Jabari Parker, considered the top high school player in the country in many circles, still has not made a college choice, but he did cut down his prospects to five: BYU, Duke, Stanford, Florida and Michigan State.
“He thought about it and looked at the programs. That’s the five he had,” Simeon coach Robert Smith said Friday. “It took him a long time to find. Everyone was really good, but he had to make a decision. He really respected everyone recruiting him and wanted to thank them for their time. He knew he couldn’t make everyone happy.
“He’s just ready to go out and visit the campuses and get a real feel for the players and the campuses. Him, his family and myself will sit down and see what he comes up with. This is Jabari’s decision. We’re just making sure he’s being guided. I tell him to follow his heart.”
Parker, a dynamic scoring forward from Chicago, in July had revealed a list of 10 schools he was considering, which included Georgetown, Kansas, DePaul, Kentucky and North Carolina. Of that list, Georgetown and Kentucky did not make in-home visits. UConn was on his first list but was allowed a home visit.
He now will set up official visits to his final five schools and is expected to commit in November. He’s scheduled to visit Duke on Oct. 27 and Florida on Nov. 2.
Smith understands BYU is the one school that seemed out of the ordinary on Parker’s list. Smith said Parker, who is Mormon, didn’t include BYU out of generosity.

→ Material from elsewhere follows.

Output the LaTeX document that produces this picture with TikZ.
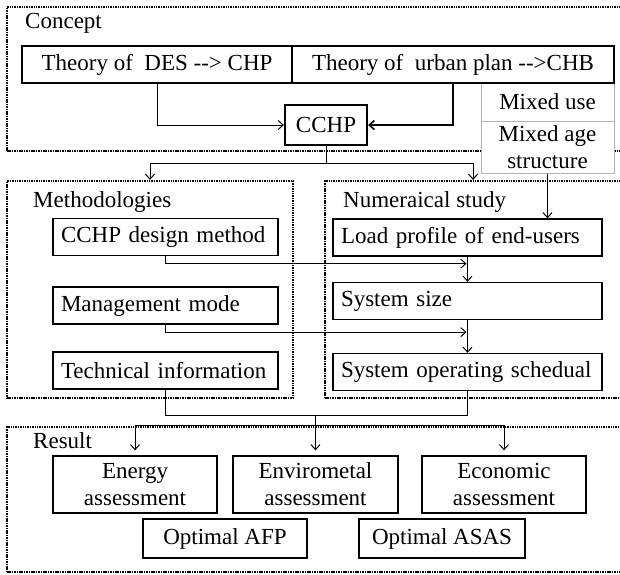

“All five schools are schools he’s really interested in and really thinking about attending,” Smith said. “He’s really thinking about BYU. I know his faith has a lot to do with it. The coaching staff has been great with him. They’ve been a winning program. That’s one of his choices.”
Smith said Parker’s hardest decision was not including DePaul, his home school, on his final list.
“I think that was the hardest one of them all because he talked about coach (Oliver) Purnell and things of that nature,” Smith said. “It was hard for him to call them and let them know. I understand that. That’s his home school. That’s a rough decision.”
Smith also praised Parker and his family for the way they’ve handled the recruiting process.
“People call me all the time and tell me, ‘I know it’s difficult situation, but they’ve handled it well,’ ” Smith said. “His mother and father have been doing a good job.”
As a junior, Parker was named the ESPNChicago.com Player of the Year, Illinois’ Mr. Basketball and the national Gatorade Player of the Year. He averaged 19.5 points, 8.9 rebounds, 4.9 assists, 3.3 blocks and 1.4 steals a game.